**Your task:**
Without the pictures, copy all the entries below exactly.

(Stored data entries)
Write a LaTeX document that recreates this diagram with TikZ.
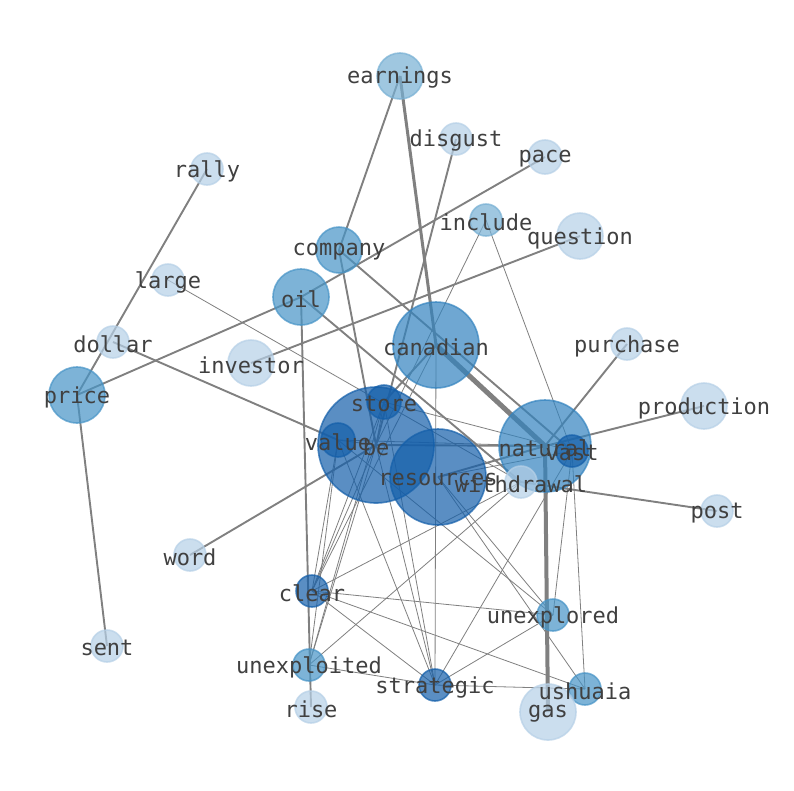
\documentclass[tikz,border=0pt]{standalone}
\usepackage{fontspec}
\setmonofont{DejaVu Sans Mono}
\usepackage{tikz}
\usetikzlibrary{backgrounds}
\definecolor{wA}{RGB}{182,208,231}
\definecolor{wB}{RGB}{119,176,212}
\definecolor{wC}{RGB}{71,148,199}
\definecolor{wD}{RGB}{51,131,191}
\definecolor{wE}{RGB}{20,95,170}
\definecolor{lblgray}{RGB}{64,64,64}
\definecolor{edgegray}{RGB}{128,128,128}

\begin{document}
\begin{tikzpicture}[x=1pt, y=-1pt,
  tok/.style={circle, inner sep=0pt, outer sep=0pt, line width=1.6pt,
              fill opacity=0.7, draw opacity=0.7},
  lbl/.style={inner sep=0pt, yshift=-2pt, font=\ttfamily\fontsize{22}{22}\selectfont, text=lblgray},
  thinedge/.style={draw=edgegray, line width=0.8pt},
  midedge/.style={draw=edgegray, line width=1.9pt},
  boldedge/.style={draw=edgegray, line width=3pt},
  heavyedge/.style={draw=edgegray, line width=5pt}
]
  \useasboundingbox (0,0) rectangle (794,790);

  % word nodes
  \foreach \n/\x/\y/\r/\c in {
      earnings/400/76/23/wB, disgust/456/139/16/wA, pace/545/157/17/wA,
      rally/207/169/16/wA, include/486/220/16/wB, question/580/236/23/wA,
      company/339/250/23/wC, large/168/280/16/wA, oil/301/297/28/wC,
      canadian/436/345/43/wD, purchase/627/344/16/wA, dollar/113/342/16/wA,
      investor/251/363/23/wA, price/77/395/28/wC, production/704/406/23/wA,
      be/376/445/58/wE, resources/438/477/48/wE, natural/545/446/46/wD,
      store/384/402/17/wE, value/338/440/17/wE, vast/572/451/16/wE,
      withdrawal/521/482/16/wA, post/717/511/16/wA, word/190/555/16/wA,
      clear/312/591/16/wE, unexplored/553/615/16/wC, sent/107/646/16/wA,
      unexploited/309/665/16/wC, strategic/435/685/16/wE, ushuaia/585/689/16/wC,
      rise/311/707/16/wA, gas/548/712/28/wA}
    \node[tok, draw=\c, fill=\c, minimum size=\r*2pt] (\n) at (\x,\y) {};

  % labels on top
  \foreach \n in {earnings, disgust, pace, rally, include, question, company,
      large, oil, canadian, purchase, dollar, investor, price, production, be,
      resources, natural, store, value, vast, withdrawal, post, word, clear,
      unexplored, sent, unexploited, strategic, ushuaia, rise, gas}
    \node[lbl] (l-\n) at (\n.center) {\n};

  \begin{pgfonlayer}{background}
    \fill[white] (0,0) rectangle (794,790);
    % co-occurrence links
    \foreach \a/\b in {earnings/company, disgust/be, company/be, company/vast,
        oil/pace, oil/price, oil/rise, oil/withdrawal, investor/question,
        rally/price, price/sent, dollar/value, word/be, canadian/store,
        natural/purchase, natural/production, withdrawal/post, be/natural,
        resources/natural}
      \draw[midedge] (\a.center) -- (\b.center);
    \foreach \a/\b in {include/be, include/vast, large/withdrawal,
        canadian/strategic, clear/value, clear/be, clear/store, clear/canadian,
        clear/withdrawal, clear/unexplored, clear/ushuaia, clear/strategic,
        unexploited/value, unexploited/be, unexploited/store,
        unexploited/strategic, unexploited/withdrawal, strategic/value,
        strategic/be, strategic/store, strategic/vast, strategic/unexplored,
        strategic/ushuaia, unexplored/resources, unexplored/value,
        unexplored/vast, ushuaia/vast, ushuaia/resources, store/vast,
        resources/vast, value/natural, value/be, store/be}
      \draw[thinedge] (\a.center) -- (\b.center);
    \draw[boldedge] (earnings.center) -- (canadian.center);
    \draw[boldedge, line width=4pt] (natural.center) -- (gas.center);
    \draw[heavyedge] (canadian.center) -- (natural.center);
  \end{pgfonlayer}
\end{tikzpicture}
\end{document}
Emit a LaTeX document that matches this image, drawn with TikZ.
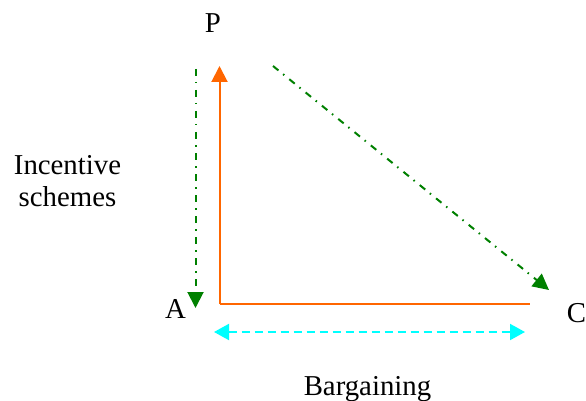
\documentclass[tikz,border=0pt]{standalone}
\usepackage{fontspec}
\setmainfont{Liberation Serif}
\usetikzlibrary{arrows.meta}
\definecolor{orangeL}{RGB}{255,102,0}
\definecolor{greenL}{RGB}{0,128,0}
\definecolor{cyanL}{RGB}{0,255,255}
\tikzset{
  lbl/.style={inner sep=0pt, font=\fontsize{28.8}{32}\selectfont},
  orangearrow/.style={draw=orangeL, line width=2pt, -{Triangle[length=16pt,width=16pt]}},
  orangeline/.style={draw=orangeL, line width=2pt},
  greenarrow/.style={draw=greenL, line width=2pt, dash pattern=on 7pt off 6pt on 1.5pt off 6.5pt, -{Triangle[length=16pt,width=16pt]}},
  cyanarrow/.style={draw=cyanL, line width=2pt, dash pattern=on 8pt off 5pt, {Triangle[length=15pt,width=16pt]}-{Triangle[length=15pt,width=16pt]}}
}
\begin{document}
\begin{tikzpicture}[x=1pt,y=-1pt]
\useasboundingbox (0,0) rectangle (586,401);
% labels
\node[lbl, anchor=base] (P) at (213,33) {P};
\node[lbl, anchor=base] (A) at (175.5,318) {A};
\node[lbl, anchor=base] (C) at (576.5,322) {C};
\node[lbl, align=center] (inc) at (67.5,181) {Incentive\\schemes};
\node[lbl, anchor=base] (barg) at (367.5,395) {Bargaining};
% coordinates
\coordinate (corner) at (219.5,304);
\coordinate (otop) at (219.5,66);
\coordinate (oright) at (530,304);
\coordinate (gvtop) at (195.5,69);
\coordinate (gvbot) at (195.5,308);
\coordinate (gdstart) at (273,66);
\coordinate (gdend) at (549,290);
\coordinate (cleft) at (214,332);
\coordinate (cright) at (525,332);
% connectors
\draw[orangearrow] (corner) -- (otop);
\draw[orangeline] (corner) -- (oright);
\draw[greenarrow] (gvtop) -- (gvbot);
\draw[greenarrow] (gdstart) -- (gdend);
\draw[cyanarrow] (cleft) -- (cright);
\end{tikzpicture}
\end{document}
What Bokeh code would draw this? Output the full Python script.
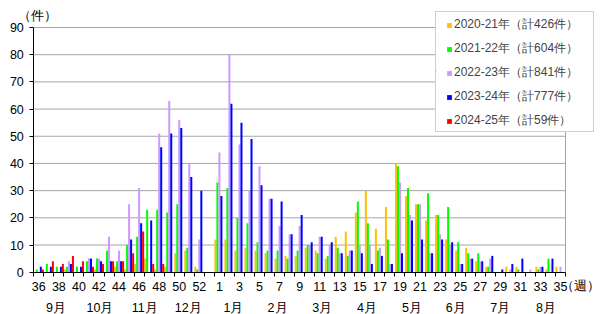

**Final result:**
Write a LaTeX document that recreates this diagram with TikZ.
\documentclass[tikz,border=0pt]{standalone}
\usepackage{fontspec}
\setmonofont{DejaVu Sans Mono}
\usepackage{tikz}
\usetikzlibrary{backgrounds}
\definecolor{wA}{RGB}{182,208,231}
\definecolor{wB}{RGB}{119,176,212}
\definecolor{wC}{RGB}{71,148,199}
\definecolor{wD}{RGB}{51,131,191}
\definecolor{wE}{RGB}{20,95,170}
\definecolor{lblgray}{RGB}{64,64,64}
\definecolor{edgegray}{RGB}{128,128,128}

\begin{document}
\begin{tikzpicture}[x=1pt, y=-1pt,
  tok/.style={circle, inner sep=0pt, outer sep=0pt, line width=1.6pt,
              fill opacity=0.7, draw opacity=0.7},
  lbl/.style={inner sep=0pt, yshift=-2pt, font=\ttfamily\fontsize{22}{22}\selectfont, text=lblgray},
  thinedge/.style={draw=edgegray, line width=0.8pt},
  midedge/.style={draw=edgegray, line width=1.9pt},
  boldedge/.style={draw=edgegray, line width=3pt},
  heavyedge/.style={draw=edgegray, line width=5pt}
]
  \useasboundingbox (0,0) rectangle (794,790);

  % word nodes
  \foreach \n/\x/\y/\r/\c in {
      earnings/400/76/23/wB, disgust/456/139/16/wA, pace/545/157/17/wA,
      rally/207/169/16/wA, include/486/220/16/wB, question/580/236/23/wA,
      company/339/250/23/wC, large/168/280/16/wA, oil/301/297/28/wC,
      canadian/436/345/43/wD, purchase/627/344/16/wA, dollar/113/342/16/wA,
      investor/251/363/23/wA, price/77/395/28/wC, production/704/406/23/wA,
      be/376/445/58/wE, resources/438/477/48/wE, natural/545/446/46/wD,
      store/384/402/17/wE, value/338/440/17/wE, vast/572/451/16/wE,
      withdrawal/521/482/16/wA, post/717/511/16/wA, word/190/555/16/wA,
      clear/312/591/16/wE, unexplored/553/615/16/wC, sent/107/646/16/wA,
      unexploited/309/665/16/wC, strategic/435/685/16/wE, ushuaia/585/689/16/wC,
      rise/311/707/16/wA, gas/548/712/28/wA}
    \node[tok, draw=\c, fill=\c, minimum size=\r*2pt] (\n) at (\x,\y) {};

  % labels on top
  \foreach \n in {earnings, disgust, pace, rally, include, question, company,
      large, oil, canadian, purchase, dollar, investor, price, production, be,
      resources, natural, store, value, vast, withdrawal, post, word, clear,
      unexplored, sent, unexploited, strategic, ushuaia, rise, gas}
    \node[lbl] (l-\n) at (\n.center) {\n};

  \begin{pgfonlayer}{background}
    \fill[white] (0,0) rectangle (794,790);
    % co-occurrence links
    \foreach \a/\b in {earnings/company, disgust/be, company/be, company/vast,
        oil/pace, oil/price, oil/rise, oil/withdrawal, investor/question,
        rally/price, price/sent, dollar/value, word/be, canadian/store,
        natural/purchase, natural/production, withdrawal/post, be/natural,
        resources/natural}
      \draw[midedge] (\a.center) -- (\b.center);
    \foreach \a/\b in {include/be, include/vast, large/withdrawal,
        canadian/strategic, clear/value, clear/be, clear/store, clear/canadian,
        clear/withdrawal, clear/unexplored, clear/ushuaia, clear/strategic,
        unexploited/value, unexploited/be, unexploited/store,
        unexploited/strategic, unexploited/withdrawal, strategic/value,
        strategic/be, strategic/store, strategic/vast, strategic/unexplored,
        strategic/ushuaia, unexplored/resources, unexplored/value,
        unexplored/vast, ushuaia/vast, ushuaia/resources, store/vast,
        resources/vast, value/natural, value/be, store/be}
      \draw[thinedge] (\a.center) -- (\b.center);
    \draw[boldedge] (earnings.center) -- (canadian.center);
    \draw[boldedge, line width=4pt] (natural.center) -- (gas.center);
    \draw[heavyedge] (canadian.center) -- (natural.center);
  \end{pgfonlayer}
\end{tikzpicture}
\end{document}
Emit a LaTeX document that matches this image, drawn with TikZ.
\documentclass[tikz,border=0pt]{standalone}
\usepackage{fontspec}
\setmainfont{Liberation Serif}
\usetikzlibrary{arrows.meta}
\definecolor{orangeL}{RGB}{255,102,0}
\definecolor{greenL}{RGB}{0,128,0}
\definecolor{cyanL}{RGB}{0,255,255}
\tikzset{
  lbl/.style={inner sep=0pt, font=\fontsize{28.8}{32}\selectfont},
  orangearrow/.style={draw=orangeL, line width=2pt, -{Triangle[length=16pt,width=16pt]}},
  orangeline/.style={draw=orangeL, line width=2pt},
  greenarrow/.style={draw=greenL, line width=2pt, dash pattern=on 7pt off 6pt on 1.5pt off 6.5pt, -{Triangle[length=16pt,width=16pt]}},
  cyanarrow/.style={draw=cyanL, line width=2pt, dash pattern=on 8pt off 5pt, {Triangle[length=15pt,width=16pt]}-{Triangle[length=15pt,width=16pt]}}
}
\begin{document}
\begin{tikzpicture}[x=1pt,y=-1pt]
\useasboundingbox (0,0) rectangle (586,401);
% labels
\node[lbl, anchor=base] (P) at (213,33) {P};
\node[lbl, anchor=base] (A) at (175.5,318) {A};
\node[lbl, anchor=base] (C) at (576.5,322) {C};
\node[lbl, align=center] (inc) at (67.5,181) {Incentive\\schemes};
\node[lbl, anchor=base] (barg) at (367.5,395) {Bargaining};
% coordinates
\coordinate (corner) at (219.5,304);
\coordinate (otop) at (219.5,66);
\coordinate (oright) at (530,304);
\coordinate (gvtop) at (195.5,69);
\coordinate (gvbot) at (195.5,308);
\coordinate (gdstart) at (273,66);
\coordinate (gdend) at (549,290);
\coordinate (cleft) at (214,332);
\coordinate (cright) at (525,332);
% connectors
\draw[orangearrow] (corner) -- (otop);
\draw[orangeline] (corner) -- (oright);
\draw[greenarrow] (gvtop) -- (gvbot);
\draw[greenarrow] (gdstart) -- (gdend);
\draw[cyanarrow] (cleft) -- (cright);
\end{tikzpicture}
\end{document}
What Bokeh code would draw this? Output the full Python script.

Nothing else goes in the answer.